:: STORED DATA ::
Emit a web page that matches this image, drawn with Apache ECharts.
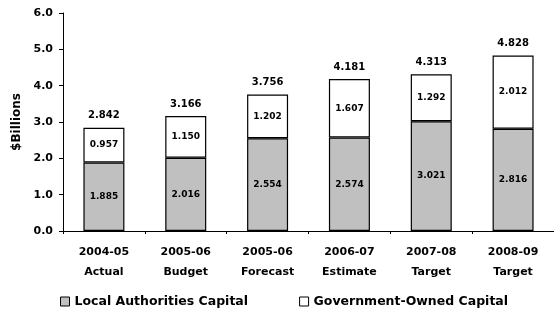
<!DOCTYPE html>
<html><head><meta charset="utf-8">
<script src="https://cdn.jsdelivr.net/npm/echarts@6/dist/echarts.min.js"></script>
<style>html,body{margin:0;padding:0;background:#fff}#c{width:554px;height:321px}</style>
</head><body><div id="c"></div>
<script>
const categories = ['2004-05\nActual','2005-06\nBudget','2005-06\nForecast','2006-07\nEstimate','2007-08\nTarget','2008-09\nTarget'];
const localAuthorities = [1.885, 2.016, 2.554, 2.574, 3.021, 2.816];
const governmentOwned = [0.957, 1.150, 1.202, 1.607, 1.292, 2.012];
const totals = [2.842, 3.166, 3.756, 4.181, 4.313, 4.828];
const yTicks = [0, 1, 2, 3, 4, 5, 6];

const font = '"DejaVu Sans", sans-serif';
const chart = echarts.init(document.getElementById('c'), null, {renderer: 'canvas'});
chart.setOption({
  animation: false,
  backgroundColor: '#fff',
  grid: {left: 63, top: 13, width: 498, bottom: 90, containLabel: false},
  legend: {
    left: 55, top: 290, itemWidth: 9, itemHeight: 9, itemGap: 51,
    icon: 'rect',
    textStyle: {fontFamily: font, fontWeight: 'bold', fontSize: 12.5, color: '#000'},
    data: [
      {name: 'Local Authorities Capital', itemStyle: {color: '#c0c0c0', borderColor: '#000', borderWidth: 1}},
      {name: 'Government-Owned Capital', itemStyle: {color: '#fff', borderColor: '#000', borderWidth: 1}}
    ]
  },
  xAxis: {
    type: 'category', data: categories,
    axisLine: {lineStyle: {color: '#000', width: 1}},
    axisTick: {show: true, length: 3, lineStyle: {color: '#000'}},
    axisLabel: {fontFamily: font, fontWeight: 'bold', fontSize: 11, color: '#000', lineHeight: 20, margin: 11}
  },
  yAxis: {
    type: 'value', min: yTicks[0], max: yTicks[yTicks.length - 1], interval: 1,
    name: '$Billions', nameLocation: 'middle', nameGap: 38, nameRotate: 90,
    nameTextStyle: {fontFamily: font, fontWeight: 'bold', fontSize: 12, color: '#000'},
    axisLine: {show: true, lineStyle: {color: '#000', width: 1}},
    axisTick: {show: true, length: 4, lineStyle: {color: '#000'}},
    splitLine: {show: false},
    axisLabel: {fontFamily: font, fontWeight: 'bold', fontSize: 11, color: '#000', margin: 10,
      formatter: v => v.toFixed(1)}
  },
  series: [
    {
      name: 'Local Authorities Capital', type: 'bar', stack: 's', barWidth: 41,
      data: localAuthorities,
      itemStyle: {color: '#c0c0c0', borderColor: '#000', borderWidth: 1.2},
      label: {show: true, position: 'inside', fontFamily: font, fontWeight: 'bold', fontSize: 9, color: '#000',
        formatter: p => p.value.toFixed(3)}
    },
    {
      name: 'Government-Owned Capital', type: 'bar', stack: 's', barWidth: 41,
      data: governmentOwned,
      itemStyle: {color: '#fff', borderColor: '#000', borderWidth: 1.2},
      label: {show: true, position: 'inside', fontFamily: font, fontWeight: 'bold', fontSize: 9, color: '#000',
        formatter: p => p.value.toFixed(3)}
    },
    {
      name: 'total', type: 'bar', stack: 's', barWidth: 41,
      data: totals.map(() => 0),
      itemStyle: {color: 'transparent'},
      label: {show: true, position: 'top', distance: 7, fontFamily: font, fontWeight: 'bold', fontSize: 10, color: '#000',
        formatter: p => totals[p.dataIndex].toFixed(3)}
    }
  ]
});
</script></body></html>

:: CHALLENGE ::
Omit the pictures, then output the rest of the listing exactly.

:: RESULT FOR THIS TASK ::
Emit a web page that matches this image, drawn with Apache ECharts.
<!DOCTYPE html>
<html><head><meta charset="utf-8">
<script src="https://cdn.jsdelivr.net/npm/echarts@6/dist/echarts.min.js"></script>
<style>html,body{margin:0;padding:0;background:#fff}#c{width:554px;height:321px}</style>
</head><body><div id="c"></div>
<script>
const categories = ['2004-05\nActual','2005-06\nBudget','2005-06\nForecast','2006-07\nEstimate','2007-08\nTarget','2008-09\nTarget'];
const localAuthorities = [1.885, 2.016, 2.554, 2.574, 3.021, 2.816];
const governmentOwned = [0.957, 1.150, 1.202, 1.607, 1.292, 2.012];
const totals = [2.842, 3.166, 3.756, 4.181, 4.313, 4.828];
const yTicks = [0, 1, 2, 3, 4, 5, 6];

const font = '"DejaVu Sans", sans-serif';
const chart = echarts.init(document.getElementById('c'), null, {renderer: 'canvas'});
chart.setOption({
  animation: false,
  backgroundColor: '#fff',
  grid: {left: 63, top: 13, width: 498, bottom: 90, containLabel: false},
  legend: {
    left: 55, top: 290, itemWidth: 9, itemHeight: 9, itemGap: 51,
    icon: 'rect',
    textStyle: {fontFamily: font, fontWeight: 'bold', fontSize: 12.5, color: '#000'},
    data: [
      {name: 'Local Authorities Capital', itemStyle: {color: '#c0c0c0', borderColor: '#000', borderWidth: 1}},
      {name: 'Government-Owned Capital', itemStyle: {color: '#fff', borderColor: '#000', borderWidth: 1}}
    ]
  },
  xAxis: {
    type: 'category', data: categories,
    axisLine: {lineStyle: {color: '#000', width: 1}},
    axisTick: {show: true, length: 3, lineStyle: {color: '#000'}},
    axisLabel: {fontFamily: font, fontWeight: 'bold', fontSize: 11, color: '#000', lineHeight: 20, margin: 11}
  },
  yAxis: {
    type: 'value', min: yTicks[0], max: yTicks[yTicks.length - 1], interval: 1,
    name: '$Billions', nameLocation: 'middle', nameGap: 38, nameRotate: 90,
    nameTextStyle: {fontFamily: font, fontWeight: 'bold', fontSize: 12, color: '#000'},
    axisLine: {show: true, lineStyle: {color: '#000', width: 1}},
    axisTick: {show: true, length: 4, lineStyle: {color: '#000'}},
    splitLine: {show: false},
    axisLabel: {fontFamily: font, fontWeight: 'bold', fontSize: 11, color: '#000', margin: 10,
      formatter: v => v.toFixed(1)}
  },
  series: [
    {
      name: 'Local Authorities Capital', type: 'bar', stack: 's', barWidth: 41,
      data: localAuthorities,
      itemStyle: {color: '#c0c0c0', borderColor: '#000', borderWidth: 1.2},
      label: {show: true, position: 'inside', fontFamily: font, fontWeight: 'bold', fontSize: 9, color: '#000',
        formatter: p => p.value.toFixed(3)}
    },
    {
      name: 'Government-Owned Capital', type: 'bar', stack: 's', barWidth: 41,
      data: governmentOwned,
      itemStyle: {color: '#fff', borderColor: '#000', borderWidth: 1.2},
      label: {show: true, position: 'inside', fontFamily: font, fontWeight: 'bold', fontSize: 9, color: '#000',
        formatter: p => p.value.toFixed(3)}
    },
    {
      name: 'total', type: 'bar', stack: 's', barWidth: 41,
      data: totals.map(() => 0),
      itemStyle: {color: 'transparent'},
      label: {show: true, position: 'top', distance: 7, fontFamily: font, fontWeight: 'bold', fontSize: 10, color: '#000',
        formatter: p => totals[p.dataIndex].toFixed(3)}
    }
  ]
});
</script></body></html>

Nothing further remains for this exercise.